Liberals and conservatives who don't see eye to eye seem to mellow
down while reading arguments in a difficult-to-read font, suggests
the new finding.
Similarly, people with a bias for or against a defendant in a mock
trial are less likely to act on the bias if they have to struggle
to read the evidence against him, says Jesse Preston, professor of
psychology at the University of Illinois, who conducted the study
with graduate student Ivan Hernandez.
The new research is one of two studies to show that subtle
manipulations that affect how people take in information can
reduce political polarisation, the Journal of Experimental Social
Psychology reports.
By asking participants to read an overtly political argument about
capital punishment in a challenging font, researchers sought to
disrupt participants' usual attitudes to the subject, says
Hernandez, according to an Illinois statement.

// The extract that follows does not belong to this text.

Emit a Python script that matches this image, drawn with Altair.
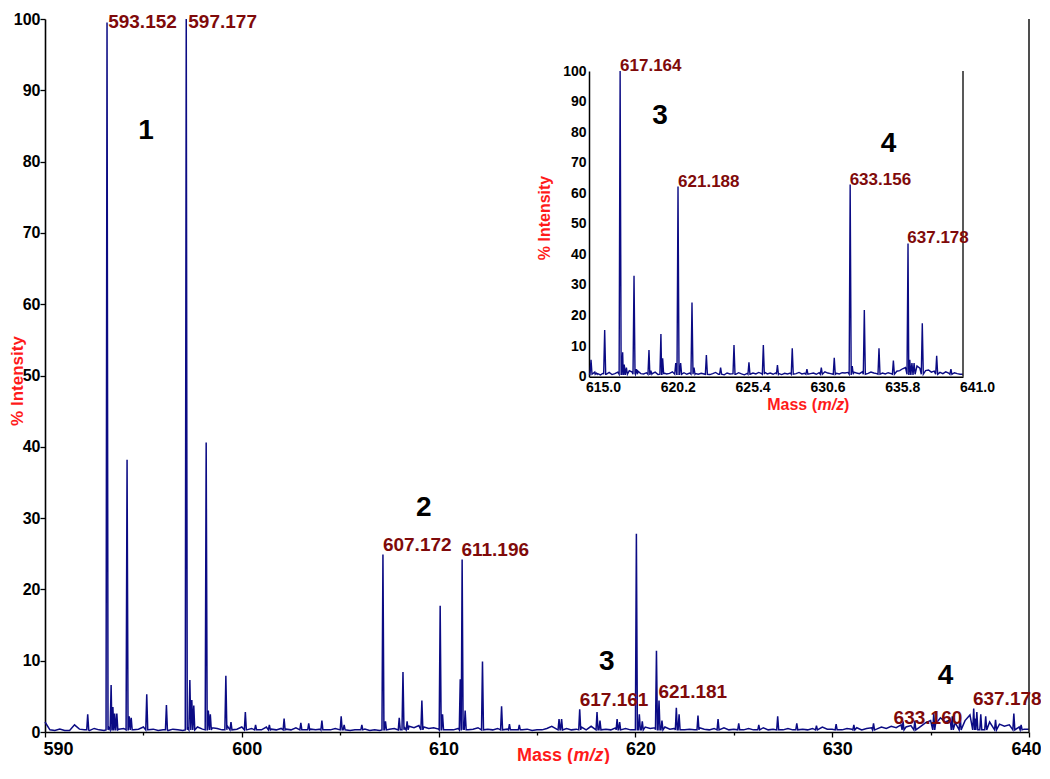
import altair as alt
import pandas as pd

FONT = "Liberation Sans"
LINE = "#0b0b84"
LABEL_RED = "#7f0a0a"
TITLE_RED = "#ff1a1a"

# ---------------- main spectrum data ----------------
main_noise_start = 590.0
main_noise_step = 0.25
main_noise = [
    1.4, 0.3, 0.2, 0.4, 0.2, 0.2, 1.0, 0.4,
    0.3, 0.2, 0.5, 0.3, 0.2, 0.6, 0.7, 0.4,
    0.5, 0.4, 0.3, 0.4, 0.7, 0.3, 0.4, 0.2,
    0.3, 0.2, 0.4, 0.3, 0.2, 0.6, 0.9, 0.7,
    0.4, 0.7, 0.6, 0.5, 0.3, 0.9, 0.5, 0.4,
    0.7, 0.3, 0.5, 0.6, 0.3, 0.7, 0.4, 0.3,
    0.5, 0.4, 0.3, 0.6, 0.7, 0.3, 0.4, 0.3,
    0.4, 0.3, 0.3, 0.5, 0.6, 0.4, 0.2, 0.3,
    0.3, 0.4, 0.2, 0.3, 0.2, 0.6, 0.4, 0.5,
    0.9, 0.7, 0.8, 0.6, 0.9, 0.7, 0.5, 0.6,
    0.4, 0.7, 0.3, 0.3, 0.5, 0.7, 0.3, 0.4,
    0.6, 0.3, 0.4, 0.3, 0.5, 0.3, 0.4, 0.3,
    0.3, 0.3, 0.4, 0.2, 0.3, 0.3, 0.5, 0.8,
    0.4, 0.9, 0.5, 0.3, 0.4, 0.7, 0.3, 0.8,
    0.5, 1.0, 0.4, 0.3, 0.6, 1.0, 0.5, 0.3,
    0.4, 0.9, 0.7, 0.5, 0.6, 1.2, 0.7, 0.4,
    0.5, 0.8, 0.3, 0.4, 0.3, 0.6, 0.4, 0.3,
    0.5, 0.3, 0.6, 0.3, 0.4, 0.7, 0.3, 0.5,
    0.3, 0.4, 0.6, 0.3, 0.4, 0.7, 0.3, 0.5,
    0.3, 0.6, 0.4, 0.3, 0.5, 0.3, 0.7, 0.4,
    0.4, 0.7, 0.3, 0.5, 0.4, 0.6, 0.3, 0.5,
    0.6, 0.4, 0.7, 0.5, 0.8, 0.6, 1.0, 0.7,
    0.9, 1.2, 0.8, 1.3, 1.6, 1.1, 2.0, 1.4,
    1.7, 1.3, 2.2, 1.6, 2.4, 1.9, 2.3, 1.7,
    1.4, 1.8, 1.1, 0.8, 1.0, 0.6, 0.7, 0.4,
    0.4,
]
main_peak_mass = [
    592.17, 593.152, 593.36, 593.45, 593.54, 593.65, 594.17, 594.28, 594.38,
    595.17, 596.17, 597.177, 597.36, 597.46, 597.56, 598.19, 598.30, 598.40,
    599.19, 599.45, 600.18, 600.70, 601.40, 602.15, 603.00, 603.40, 604.07,
    605.05, 605.20, 606.10, 607.172, 607.30, 608.00, 608.19, 608.40, 609.15,
    610.08, 610.20, 611.10, 611.196, 611.35, 612.23, 613.20, 613.60, 614.10,
    616.12, 616.25, 617.17, 618.05, 618.20, 619.07, 619.20, 620.05, 620.20,
    620.35, 621.07, 621.20, 621.35, 622.08, 622.22, 623.18, 624.20, 625.25,
    626.27, 627.23, 628.20, 629.20, 630.20, 631.10, 632.10, 633.60, 634.20,
    635.16, 636.10, 636.50, 637.19, 637.35, 637.55, 637.80, 638.30, 639.23,
    639.60,
]
main_peak_height = [
    2.5, 99.5, 6.6, 3.5, 2.6, 2.6, 38.2, 2.2, 2.0,
    5.3, 3.8, 100.0, 7.3, 4.5, 3.7, 40.6, 3.0, 2.5,
    7.9, 1.4, 2.8, 1.0, 1.0, 1.9, 1.3, 1.2, 1.6,
    2.2, 1.0, 1.0, 24.9, 1.5, 2.0, 8.4, 1.5, 4.4,
    17.7, 2.5, 7.4, 24.2, 3.0, 9.9, 3.6, 1.1, 1.0,
    1.8, 1.8, 3.2, 2.8, 1.6, 1.8, 1.4, 27.8, 2.5,
    1.5, 11.4, 4.4, 1.6, 3.4, 2.5, 2.3, 1.8, 1.2,
    1.0, 2.2, 1.2, 0.9, 1.1, 1.0, 1.2, 1.5, 1.6,
    2.6, 2.2, 2.4, 3.3, 2.8, 2.5, 2.2, 1.7, 2.6,
    1.0,
]
main_label_text = ["593.152", "597.177", "607.172", "611.196", "617.161", "621.181", "633.160", "637.178"]
main_label_mass = [593.21, 597.28, 607.17, 611.16, 617.17, 621.17, 633.12, 637.15]
main_label_y = [98.8, 98.8, 25.4, 24.65, 3.6, 4.7, 1.1, 3.75]
main_group_text = ["1", "2", "3", "4"]
main_group_mass = [595.13, 609.25, 618.55, 635.76]
main_group_y = [84.3, 31.4, 9.8, 7.9]

# ---------------- inset spectrum data ----------------
inset_noise_start = 615.0
inset_noise_step = 0.2
inset_noise = [
    1.0, 0.5, 1.5, 1.0, 0.6, 1.2, 0.8, 1.4, 0.7, 1.0,
    1.5, 2.5, 3.0, 2.2, 2.0, 1.5, 1.2, 1.8, 1.0, 0.9,
    1.3, 0.8, 1.0, 1.5, 0.7, 1.8, 1.2, 0.9, 1.1, 1.6,
    1.0, 1.4, 1.8, 1.3, 0.8, 1.2, 1.5, 1.0, 0.8, 1.1,
    0.9, 1.2, 0.7, 1.0, 1.4, 0.8, 1.1, 0.6, 1.2, 0.9,
    1.0, 0.8, 1.3, 0.9, 0.6, 1.1, 0.8, 1.2, 0.9, 1.4,
    1.0, 1.5, 0.9, 1.2, 0.8, 1.3, 1.0, 0.7, 1.1, 0.9,
    1.2, 0.8, 1.0, 1.4, 0.9, 1.1, 1.5, 1.0, 1.2, 0.8,
    1.3, 1.0, 1.6, 1.2, 1.0, 1.4, 1.1, 0.9, 1.3, 1.2,
    1.4, 1.8, 1.5, 1.2, 1.0, 1.6, 1.3, 1.1, 1.5, 1.2,
    1.0, 1.4, 1.2, 0.9, 1.3, 1.0, 1.5, 1.8, 2.0, 2.6,
    3.0, 4.0, 4.5, 3.8, 3.5, 2.8, 2.5, 2.0, 2.2, 1.5,
    1.8, 1.2, 1.4, 1.0, 1.6, 1.2, 0.9, 1.3, 1.0, 0.8,
    0.8,
]
inset_peak_mass = [
    615.14, 615.50, 616.09, 617.164, 617.34, 617.45, 617.60, 618.13, 618.30,
    619.17, 619.30, 620.00, 620.12, 621.03, 621.188, 621.37, 622.16, 622.30,
    623.16, 624.15, 625.08, 626.12, 627.12, 628.10, 629.13, 630.15, 631.15,
    632.05, 633.156, 633.30, 634.14, 635.16, 636.16, 637.178, 637.30, 637.45,
    637.60, 638.17, 639.17, 640.16,
]
inset_peak_height = [
    5.5, 1.2, 15.3, 100.0, 8.0, 4.0, 3.0, 33.0, 2.5,
    8.7, 2.0, 14.0, 6.0, 4.5, 62.2, 4.5, 24.3, 3.0,
    7.1, 3.0, 10.4, 4.7, 10.4, 3.8, 9.3, 2.5, 3.0,
    6.2, 62.9, 3.5, 21.8, 9.3, 5.3, 43.6, 5.5, 4.5,
    4.5, 17.5, 6.8, 2.5,
]
inset_label_text = ["617.164", "621.188", "633.156", "637.178"]
inset_label_mass = [617.16, 621.19, 633.12, 637.13]
inset_label_y = [100.0, 62.2, 62.7, 43.6]
inset_group_text = ["3", "4"]
inset_group_mass = [619.94, 635.82]
inset_group_y = [85.4, 76.2]
inset_ticks = [615.0, 620.2, 625.4, 630.6, 635.8, 641.0]


def build_trace(start, step, noise, pmass, pheight, half_w, base):
    pts = []
    for i, v in enumerate(noise):
        m = round(start + i * step, 4)
        if all(abs(m - pm) > half_w for pm in pmass):
            pts.append((m, v))
    for pm, ph in zip(pmass, pheight):
        pts += [(pm - half_w, base), (pm, ph), (pm + half_w, base)]
    pts.sort()
    return pd.DataFrame(pts, columns=["mz", "inten"])


main_df = build_trace(main_noise_start, main_noise_step, main_noise,
                      main_peak_mass, main_peak_height, 0.05, 0.3)
inset_df = build_trace(inset_noise_start, inset_noise_step, inset_noise,
                       inset_peak_mass, inset_peak_height, 0.07, 0.8)

W, H = 984, 713
# inset placement inside plot area (pixels)
IX0, IX1 = 544, 918
IY0, IY1 = 357.7, 52

# ---------------- main layers ----------------
mx = alt.Scale(domain=[590, 640], nice=False, zero=False)
my = alt.Scale(domain=[0, 100], nice=False)

x_axis = alt.Axis(
    title=None, grid=False,
    values=list(range(590, 641, 5)),
    labelExpr="datum.value % 10 === 0 ? datum.label : ''",
    tickSize={"condition": {"test": "datum.value % 10 === 0", "value": 5}, "value": 3},
    tickColor="black", tickWidth=1.3,
    domainColor="black", domainWidth=1.6,
    labelFont=FONT, labelFontSize=18, labelFontWeight="bold", labelColor="black",
    labelPadding=3, labelOffset=5, labelFlush=True, labelFlushOffset=7,
    labelOverlap=False,
)
y_axis = alt.Axis(
    title=None, grid=False,
    values=list(range(0, 101, 5)),
    labelExpr="datum.value % 10 === 0 ? datum.label : ''",
    tickSize={"condition": {"test": "datum.value % 10 === 0", "value": 5}, "value": 3},
    tickColor="black", tickWidth=1.3,
    domainColor="black", domainWidth=1.6,
    labelFont=FONT, labelFontSize=16, labelFontWeight="bold", labelColor="black",
    labelPadding=0, labelFlush=False, labelOverlap=False,
)

main_line = alt.Chart(main_df).mark_line(color=LINE, strokeWidth=1.5).encode(
    x=alt.X("mz:Q", scale=mx, axis=x_axis),
    y=alt.Y("inten:Q", scale=my, axis=y_axis),
)

main_border = alt.Chart(pd.DataFrame({"mz": [640.0], "inten": [0.0], "top": [100.0]})).mark_rule(
    color="#222222", strokeWidth=1.6
).encode(x="mz:Q", y="inten:Q", y2="top:Q")

main_labels = alt.Chart(pd.DataFrame({
    "mz": main_label_mass, "inten": main_label_y, "label": main_label_text
})).mark_text(align="left", baseline="alphabetic", font=FONT, fontSize=19,
              fontWeight="bold", color=LABEL_RED).encode(x="mz:Q", y="inten:Q", text="label:N")

main_groups = alt.Chart(pd.DataFrame({
    "mz": main_group_mass, "inten": main_group_y, "label": main_group_text
})).mark_text(align="center", baseline="middle", font=FONT, fontSize=28,
              fontWeight="bold", color="black").encode(x="mz:Q", y="inten:Q", text="label:N")

one = alt.Data(values=[{"k": 1}])


def txt(text, x, y, size, align="center", baseline="alphabetic", angle=0, style="normal", color=TITLE_RED):
    kw = dict(text=text, align=align, baseline=baseline, font=FONT, fontSize=size,
              fontWeight="bold", color=color, fontStyle=style)
    if angle:
        kw["angle"] = angle
    return alt.Chart(one).mark_text(**kw).encode(x=alt.value(x), y=alt.value(y))


titles = [
    txt("% Intensity", -27.5, 362, 17, baseline="middle", angle=270),
    txt("Mass (", 528, 742, 18, align="right"),
    txt("m/z", 528.5, 742, 18, align="left", style="italic"),
    txt(")", 559, 742, 18, align="left"),
    txt("% Intensity", 500, 199, 16, baseline="middle", angle=270),
    txt("Mass (", 772, 391, 16, align="right"),
    txt("m/z", 772.5, 391, 16, align="left", style="italic"),
    txt(")", 799, 391, 16, align="left"),
]

main_layer = alt.layer(main_line, main_border, main_labels, main_groups, *titles)

# ---------------- inset layers ----------------
ix = alt.Scale(domain=[615.0, 641.0], range=[IX0, IX1], nice=False, zero=False)
iy = alt.Scale(domain=[0, 100], range=[IY0, IY1], nice=False)

ix_axis = alt.Axis(
    orient="bottom", offset=-(H - IY0), title=None, grid=False, ticks=False,
    values=inset_ticks, format=".1f",
    domainColor="black", domainWidth=1.5,
    labelFont=FONT, labelFontSize=14, labelFontWeight="bold", labelColor="black",
    labelPadding=4, labelOffset=14, labelFlush=False, labelOverlap=False,
)
iy_axis = alt.Axis(
    orient="left", offset=-IX0, title=None, grid=False, ticks=False,
    values=list(range(0, 101, 10)),
    domainColor="black", domainWidth=1.5,
    labelFont=FONT, labelFontSize=14, labelFontWeight="bold", labelColor="black",
    labelPadding=3, labelFlush=False, labelOverlap=False,
)

inset_line = alt.Chart(inset_df).mark_line(color=LINE, strokeWidth=1.4).encode(
    x=alt.X("mz:Q", scale=ix, axis=ix_axis),
    y=alt.Y("inten:Q", scale=iy, axis=iy_axis),
)
inset_border = alt.Chart(pd.DataFrame({"mz": [641.0], "inten": [0.0], "top": [100.0]})).mark_rule(
    color="#222222", strokeWidth=1.5
).encode(x="mz:Q", y="inten:Q", y2="top:Q")
inset_labels = alt.Chart(pd.DataFrame({
    "mz": inset_label_mass, "inten": inset_label_y, "label": inset_label_text
})).mark_text(align="left", baseline="alphabetic", font=FONT, fontSize=17,
              fontWeight="bold", color=LABEL_RED).encode(x="mz:Q", y="inten:Q", text="label:N")
inset_groups = alt.Chart(pd.DataFrame({
    "mz": inset_group_mass, "inten": inset_group_y, "label": inset_group_text
})).mark_text(align="center", baseline="middle", font=FONT, fontSize=28,
              fontWeight="bold", color="black").encode(x="mz:Q", y="inten:Q", text="label:N")

inset_layer = alt.layer(inset_line, inset_border, inset_labels, inset_groups)

chart = alt.layer(main_layer, inset_layer).resolve_scale(
    x="independent", y="independent"
).properties(
    width=W, height=H,
    autosize=alt.AutoSizeParams(type="none"),
    padding={"left": 37, "top": 11, "right": 12, "bottom": 32},
    background="white",
).configure_view(strokeWidth=0)

chart.save("out.html", embed_options={"renderer": "svg", "actions": False})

Liberals and conservatives who read the argument in an
easy-to-read font were much more polarised on the subject than
those who had to slog through the difficult version.
In a separate experiment, people were shown documents that praised
or criticized the behaviour of a defendant in a mock trial before
they saw the (rather sketchy) evidence against him.
As expected, those who read an unflattering account of the
defendant's character were much more likely to convict him than
those who read a more complimentary report. The two sides were far
apart on their assessment of the evidence.
"But when people read a difficult-to-read summary of the evidence,
then they became more moderate. We showed that if we can slow
people down, if we can make them stop relying on their gut
reaction... it can make them more moderate; it can have them start
doubting their initial beliefs and start seeing the other side of
the argument a little bit more," Hernandez said.